Storing the action logs at the application level has brought great flexibility:
- We can seamlessly switch to a new schema by replaying the action logs and generating new metadata entities and indexes with an offline MapReduce job or online by the application server itself.
- We can perform large HBase writes asynchronously in batches to save on network bandwidth and reduce HBase compaction cost.
- It is a standard protocol to exchange persistence data with other components. For example, we do application-level backup by writing the action logs to a Scribe log. The migration pipeline converts users' old Inbox data into action logs and generates metadata and indexes with offline MapReduce.
To support full text search, we maintain a reverse index from keywords to matched messages. When a new message arrives, we use Apache Lucene to parse and convert it into (keyword, message ID, positions) tuples, then add them to an HBase column family incrementally. Each keyword has its own column.
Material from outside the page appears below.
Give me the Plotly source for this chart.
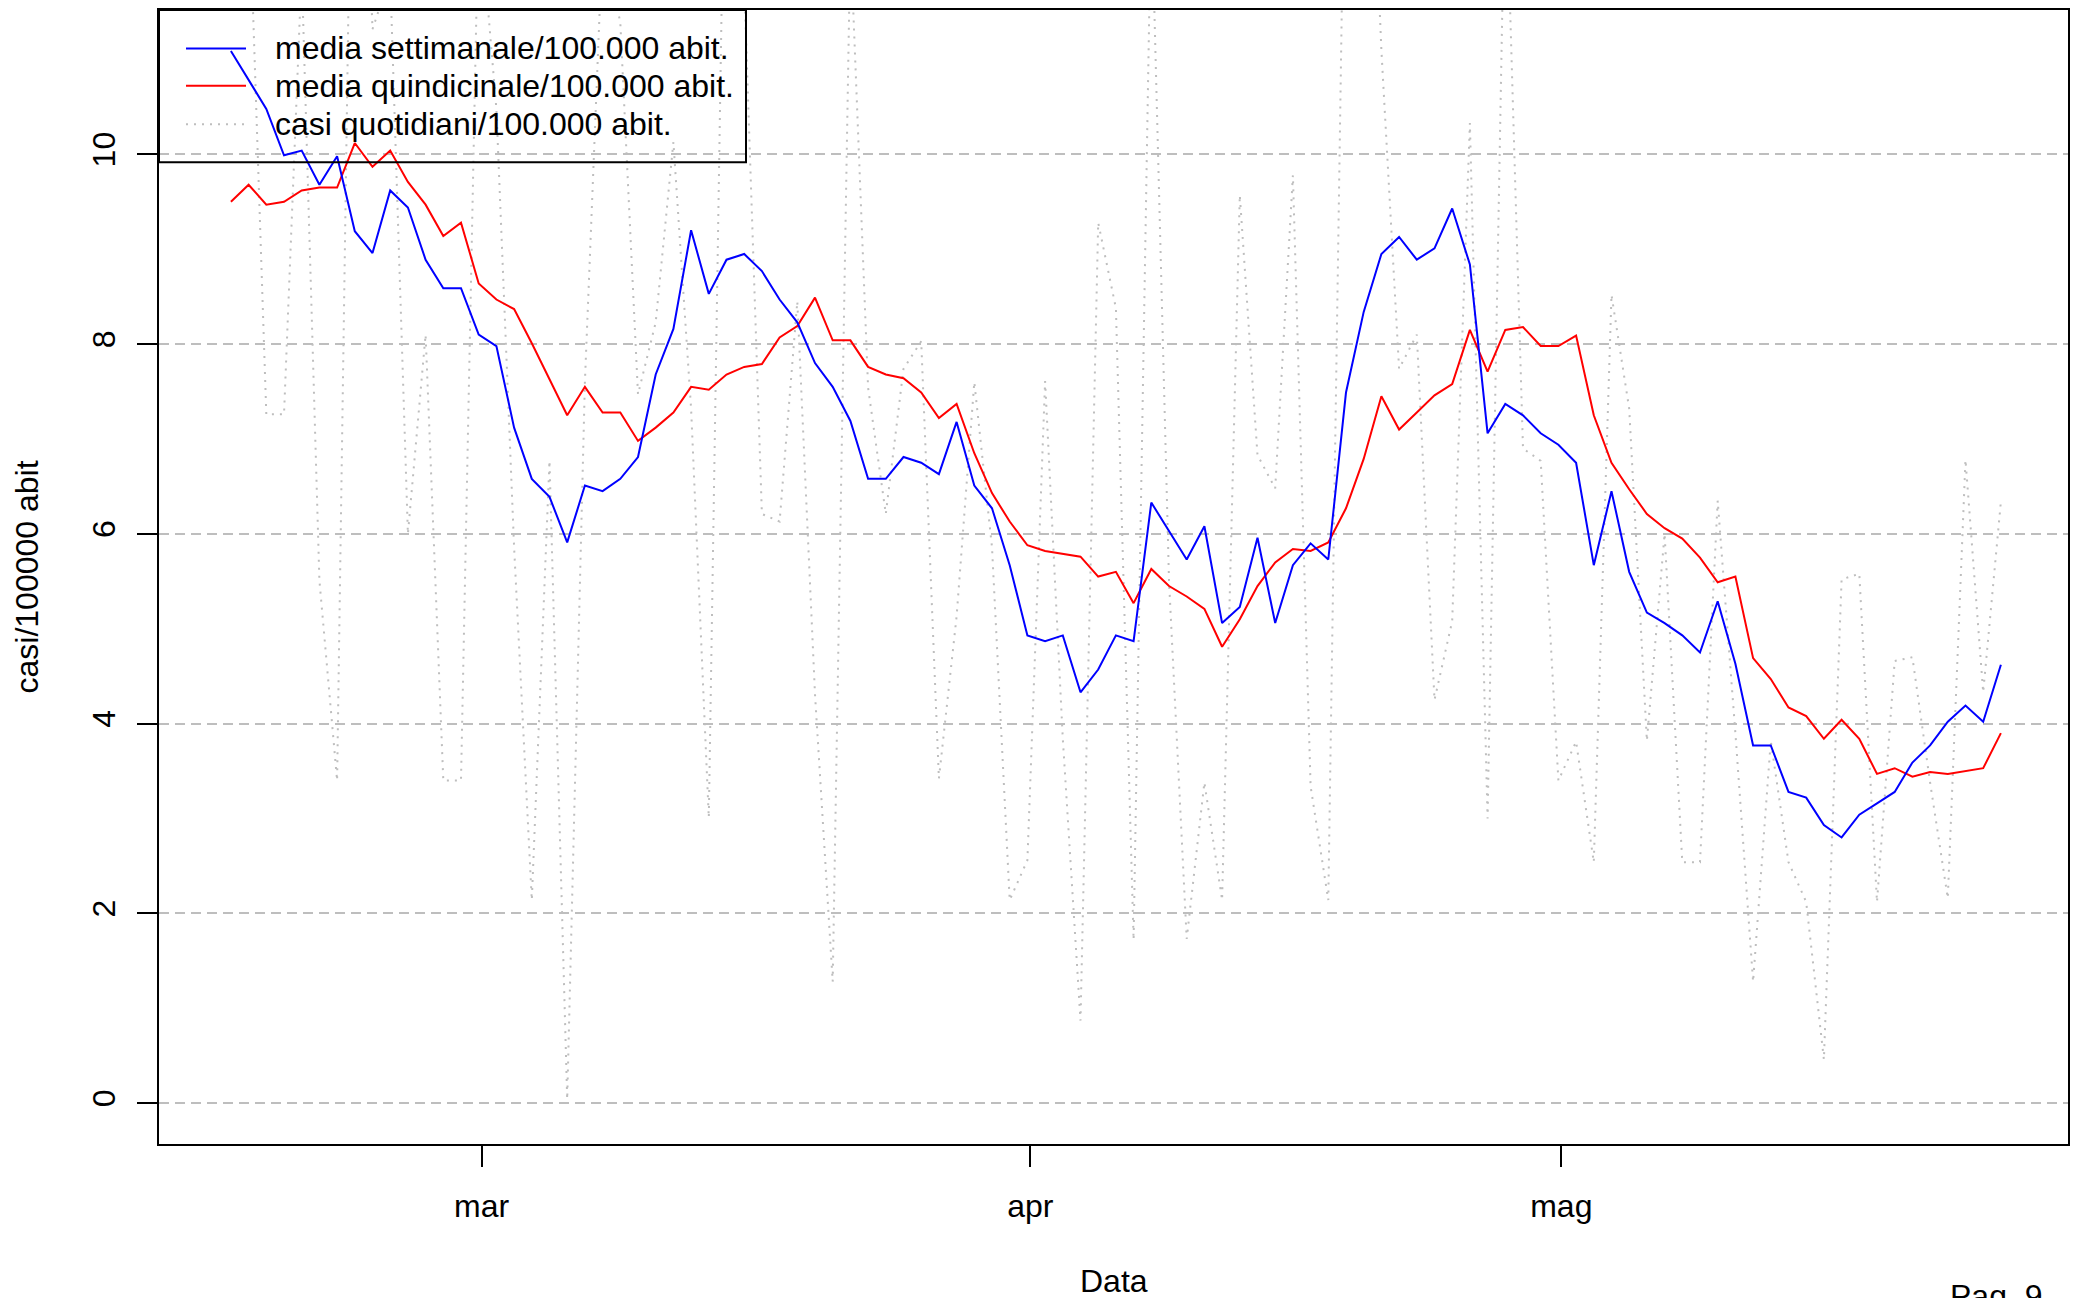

All messages, including chat history, email, and SMS, are indexed in real time.
Testing via a Dark Launch
The application server is new software we built from scratch, so we need to monitor its performance, reliability and scalability before we roll it out to more than 500 million users. We initially developed a stress test robot to generate fake requests, but we found that the results could be affected by quite a few factors, like message size, distribution of different types of requests, distribution of user activity rates, and so forth.
In order to simulate the real production load, we did a dark launch, where we mirrored live traffic from Chat and the existing Inbox into a test cluster for about 10% of our users. Dark launches help us uncover many performance issues and identify bottlenecks. We also used it as a convincing metric to evaluate various improvements we made. Over time, we'll continue to roll out the new Messages system to all our users.